First, this market update which is more intraday in nature, can't be taken out of the context of today's two earlier posts or even yesterday's posts, Wednesday's posts, the Daily Wrap from last night, but by and large, the Russell 2000 Update and the Bird's Eye View posts should be enough to give you the gist.
First the charts I would have included in the last update if I had time...
Our custom SPX/RUT Ratio in the middle is clearly not confirming prices today and our custom VIX Term Structure is very close to moving below the level of inversion.
Translation, a near term pullback is being signaled just as we thought last night, this morning and all of today.
I stress that this is multiple timeframe analysis and more than 1 thing is happening at once so it is very dangerous to look at these charts without the context of the larger picture which I provided above in the 2 linked posts from earlier or better yet, those and last night's Daily Wrap.
The SPY has short term intraday negative 3C divergences in the 1, 2, 3 and 5 min timeframes, this is the 2 min showing yesterday's accumulation, which I wish would have kept price in the area and kept building, but we knew that wouldn't be the case with op-ex today and the max pain pin, however early next week the market can get back to it.
The Q's are negative in the same timeframes and this is the 2 min chart leading negative intraday today, again pointing to a pullback as expected., especially after the op-ex pin is lifted somewhere between 2 and 3 p.m. today.
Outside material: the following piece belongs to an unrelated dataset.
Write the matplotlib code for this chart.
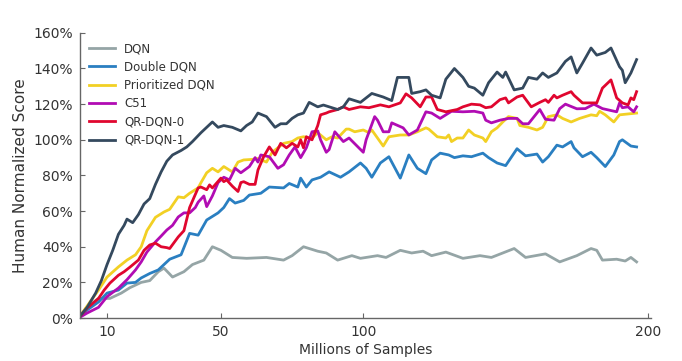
import matplotlib
matplotlib.use("Agg")
import matplotlib.pyplot as plt
from matplotlib.ticker import FuncFormatter


# values (millions of samples, % human normalized)
dqn_x = [0, 3, 7, 11, 15, 18, 22, 25, 28, 30,
         33, 37, 40, 44, 47, 50, 54, 59, 66, 72,
         75, 79, 84, 87, 91, 96, 99, 105, 108, 113,
         117, 121, 124, 129, 135, 141, 145, 153, 157, 164,
         169, 175, 180, 182, 184, 189, 192, 194, 196]
dqn_y = [0, 6, 11, 11, 14, 17, 20, 21, 26, 28,
         23, 26, 30, 32.5, 40, 38, 34, 33.5, 34, 32.5,
         35, 40, 37.5, 36.5, 32.5, 35, 33.5, 35, 34, 38,
         36.5, 37.5, 35, 37, 33.5, 35, 34, 39, 34, 36,
         31.5, 35, 39, 38, 32.5, 33, 32, 34, 31.5]

ddqn_x = [0, 3, 7, 10, 14, 17, 20, 22, 25, 28,
          30, 32, 36, 39, 42, 45, 49, 51, 53, 55,
          58, 60, 64, 67, 72, 74, 77, 78, 80, 82,
          85, 88, 92, 95, 99, 101, 103, 106, 109, 113,
          116, 119, 122, 124, 127, 130, 132, 135, 138, 142,
          144, 147, 150, 154, 157, 161, 163, 165, 168, 170,
          173, 174, 177, 180, 182, 185, 188, 190, 191, 194,
          196]
ddqn_y = [0, 4.5, 9, 14, 15.7, 19.6, 20, 22.5, 25, 27,
          30, 33, 35.5, 47.5, 46.5, 55, 59, 62, 67, 64.5,
          66, 69, 70, 73.5, 73, 75.5, 73.5, 78.5, 73.5, 77.5,
          79, 82, 79, 82, 87, 84, 79, 87, 90.5, 78.5,
          91.5, 84, 81, 88.7, 92.5, 91.5, 90, 91, 90.5, 92.5,
          90, 87, 85.5, 95, 91, 92, 87.5, 90.5, 97, 96,
          99, 95.5, 90.5, 93, 90, 85, 91.5, 99, 100, 96.5,
          96]

per_x = [0, 4, 7, 10, 14, 17, 20, 22, 24, 26,
         27, 29, 30, 32, 35, 37, 39, 42, 43, 45,
         47, 49, 51, 54, 56, 58, 61, 63, 66, 68,
         72, 75, 77, 79, 82, 84, 87, 89, 91, 94,
         95, 97, 100, 102, 103, 107, 109, 113, 116, 119,
         122, 123, 126, 129, 130, 131, 133, 135, 137, 139,
         142, 143, 145, 147, 149, 151, 154, 155, 158, 161,
         163, 165, 168, 170, 173, 176, 180, 182, 183, 185,
         188, 190, 193, 196]
per_y = [0, 9, 15.7, 23, 28.7, 32.5, 35.5, 40, 49, 54,
         56.5, 58.5, 59.5, 61, 68, 67.5, 70, 73, 76, 81.5,
         84, 82, 85, 82, 87.5, 88.7, 89, 89.5, 87.5, 93,
         98, 99, 101, 101.7, 101, 104, 100, 101.7, 101, 106,
         106, 104.5, 105.5, 104, 105.5, 96.5, 101.7, 102.7, 102.7, 104.5,
         106.7, 106, 101.7, 101, 102.7, 99, 101, 101, 105.5, 102.7,
         101, 99, 104.5, 106.7, 110, 113, 112, 108, 107, 105.5,
         107, 113, 114, 112, 110, 112, 114, 113.5, 116, 114,
         110, 114, 114.5, 115]

c51_x = [0, 3, 7, 10, 14, 17, 20, 22, 24, 27,
         29, 31, 33, 35, 37, 39, 41, 42, 44, 45,
         47, 49, 51, 53, 55, 57, 60, 62, 63, 64,
         67, 70, 72, 74, 76, 78, 80, 82, 84, 85,
         87, 88, 90, 93, 95, 100, 101, 104, 105, 107,
         109, 110, 114, 116, 119, 122, 124, 127, 129, 131,
         135, 139, 142, 143, 145, 148, 151, 154, 156, 158,
         162, 164, 167, 169, 171, 175, 178, 181, 184, 189,
         190, 191, 193, 195, 196]
c51_y = [0, 2.8, 6, 12, 16.8, 21.5, 27, 31.5, 37, 42.7,
         46, 49.4, 52, 56.7, 59, 59, 62, 65, 68.5, 62.5,
         68.5, 76, 79, 77.5, 84, 81.5, 85, 90, 87.5, 91.5,
         90.5, 84, 86, 91.5, 96, 90, 95.5, 104.5, 105, 100,
         93, 94.5, 104.5, 99, 101, 93, 100, 113, 111, 104.5,
         104.5, 109.5, 106.7, 102.7, 105.5, 115.7, 115, 112, 114, 116,
         115.7, 116, 115, 111, 109.5, 111, 112, 112, 109, 109,
         117, 111.5, 111, 117.5, 120, 117.4, 117.5, 120, 117.5, 115.7,
         120.7, 118, 118.5, 115.7, 118.5]

qr0_x = [0, 3, 7, 9, 11, 14, 16, 18, 21, 23,
         25, 27, 29, 31, 32, 35, 37, 39, 42, 43,
         45, 46, 47, 50, 51, 52, 54, 56, 57, 58,
         60, 62, 63, 65, 67, 69, 71, 73, 75, 77,
         78, 79, 80, 82, 84, 85, 87, 88, 91, 93,
         95, 99, 102, 106, 109, 113, 115, 117, 120, 122,
         124, 126, 129, 133, 135, 138, 141, 143, 145, 148,
         150, 151, 154, 156, 159, 162, 164, 165, 167, 168,
         170, 173, 174, 177, 180, 182, 184, 187, 189, 191,
         193, 194, 195, 196]
qr0_y = [0, 5.6, 11, 15.7, 19.6, 24, 26, 28.5, 32.5, 38,
         41, 42, 40, 39.5, 39, 45.5, 49, 62, 73, 73.5,
         72, 74.7, 73, 78.5, 76.5, 77.5, 74, 71, 76, 76.5,
         75, 75, 83, 90.5, 96, 91.5, 98, 95.5, 98, 96,
         100, 95.5, 101.7, 100, 108, 114, 115, 115.7, 117, 118.5,
         117, 118.5, 118, 119.6, 118.5, 120.7, 125.8, 123.5, 118.5, 124,
         124, 117, 115.7, 117, 118.5, 120, 119.6, 118, 118.5, 122.5,
         123.5, 120.7, 124, 125, 118.5, 121, 122.5, 121, 125, 123.5,
         125, 127, 125, 120.7, 120.7, 120.7, 129, 133.6, 123.5, 120.7,
         119.6, 123.5, 122.5, 127]

qr1_x = [0, 3, 6, 8, 10, 12, 14, 16, 17, 19,
         21, 23, 25, 27, 29, 31, 33, 36, 38, 40,
         43, 45, 47, 49, 51, 54, 57, 59, 61, 63,
         66, 69, 71, 73, 75, 77, 79, 81, 84, 86,
         88, 91, 93, 95, 99, 103, 107, 110, 112, 114,
         116, 117, 120, 122, 124, 127, 129, 132, 135, 137,
         139, 142, 144, 147, 149, 150, 153, 156, 158, 161,
         163, 165, 168, 171, 173, 175, 177, 180, 182, 185,
         187, 190, 191, 192, 194, 196]
qr1_y = [0, 6, 14, 21, 30, 38, 47, 52, 55.5, 53.5,
         58, 64, 67, 75, 82, 88, 91.5, 94, 96, 99,
         104, 107, 110, 107, 108, 107, 105, 108, 110, 115,
         113, 107, 109, 109, 112, 114, 115, 121, 118.5, 119.5,
         118.5, 117, 118.5, 123, 121, 126, 124, 122, 135, 135,
         135, 126, 127, 128, 125, 123.5, 134, 140, 135, 130,
         129, 125, 132, 138, 135, 138, 128, 129, 135, 134,
         137.5, 135, 137.5, 144, 146.5, 137.5, 143, 151.5, 147.5, 149,
         151.5, 141, 139, 132, 137.5, 145]

labels = ["DQN", "Double DQN", "Prioritized DQN", "C51", "QR-DQN-0", "QR-DQN-1"]
colors = ["#95a5a6", "#2a7fc1", "#f2d024", "#b10cb3", "#e0062f", "#34495e"]
x_ticks = [10, 50, 100, 200]
y_ticks = [0, 20, 40, 60, 80, 100, 120, 140, 160]

INK = "#333333"
AXIS = "#666666"


def main():
    fig = plt.figure(figsize=(6.82, 3.61), dpi=100)
    ax = fig.add_axes([0.1173, 0.119, 0.837, 0.790])

    series = [(dqn_x, dqn_y), (ddqn_x, ddqn_y), (per_x, per_y),
              (c51_x, c51_y), (qr0_x, qr0_y), (qr1_x, qr1_y)]
    for (xs, ys), label, color in zip(series, labels, colors):
        ax.plot(xs, ys, color=color, lw=2.0, label=label, solid_joinstyle="round")

    ax.set_xlim(0.5, 201)
    ax.set_ylim(0, 160)
    ax.set_xticks(x_ticks)
    ax.set_yticks(y_ticks)
    ax.yaxis.set_major_formatter(FuncFormatter(lambda v, _: f"{v:.0f}%"))

    for side in ("top", "right"):
        ax.spines[side].set_visible(False)
    for side in ("left", "bottom"):
        ax.spines[side].set_color(AXIS)
        ax.spines[side].set_linewidth(1.0)
    ax.tick_params(direction="in", length=3.5, width=0.8, color=AXIS,
                   labelcolor=INK, labelsize=10, pad=5)

    ax.set_xlabel("Millions of Samples", fontsize=10, color=INK, labelpad=3)
    ax.set_ylabel("Human Normalized Score", fontsize=11, color=INK, labelpad=4)

    ax.legend(loc="upper left", bbox_to_anchor=(0.0, 1.0), frameon=False,
              fontsize=8.5, handlelength=2.2, handletextpad=0.75,
              labelspacing=0.45, borderaxespad=0.4, labelcolor=INK)

    fig.savefig("out.png", dpi=100)
    plt.close(fig)


if __name__ == "__main__":
    main()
And the IWM is negative in the same timeframes, it wasn't earlier, it was just the TF/Russell 2000 futures, but now, as suspected, it is.
Again, this is a bullish opportunity, but you need the context of the other posts to put it together.
Speaking on Index futures...
ES 1 min is negative (SPX futures).
NQ/NASDAQ 100 futures are also leading negative and...
TF/Russell 2000 futures are negative, although they look to be fighting a bit, don't let this fool you.
This is the 5 min TF chart as shown earlier today, this is going to pullback, that's an extremely strong short term negative divergence.
As for the R2K, BofA released some interesting information. You've often heard me say that the Russell 2000 should lead all risk on moves and it tends to lead risk off moves as well as it has the biggest loss on the year, however what we are seeing over the last few days which may be the reason I stayed away as I didn't have the information, but could see it in the charts, may not , immediately be the risk on leadership we normally associate with the R2K.
As of a week ago, after 5 weeks of consecutive selling in the R2K, Large Spec Shorts sold R2K for a 4th consecutive week, we have been seeing this over the last several weeks and longer actually in breadth indicators, which is why I suspected small caps would see a strong rally AFTER Q3 window dressing was complete.
The Large Spec net short position as of last week was not only the largest since 2008, but at about $8 billion notional, ripe for a very sharp short squeeze which is why the R2K has been rallying while the rest of the market has been wither falling or basing. It looks like smarter money caught these large specs in a bear trap, all of the charts I posted over the last few days show the start of accumulation on October 2nd, right after Q3 window dressing ended, they apparently accumulated enough that when the R2K moved a little, the resulting margin calls came in hot and heavy, that's what's behind the R2K's move, the charts were showing me something that looked like a strong move and still a strong move to come, but it wasn't filled out as it needed to be. A short squeeze is fine for a quick move, but it's not the long I want to go to bed at night with so this pullback is essential to finishing the real support of short term accumulation, the short squeeze can strike the match, but there needs to be institutional support beyond a short squeeze.
Make sure you see the other charts to put all of this in perspective.
I may make some management changes to some short term longs, but all in all this should be an opportunity in the days to come.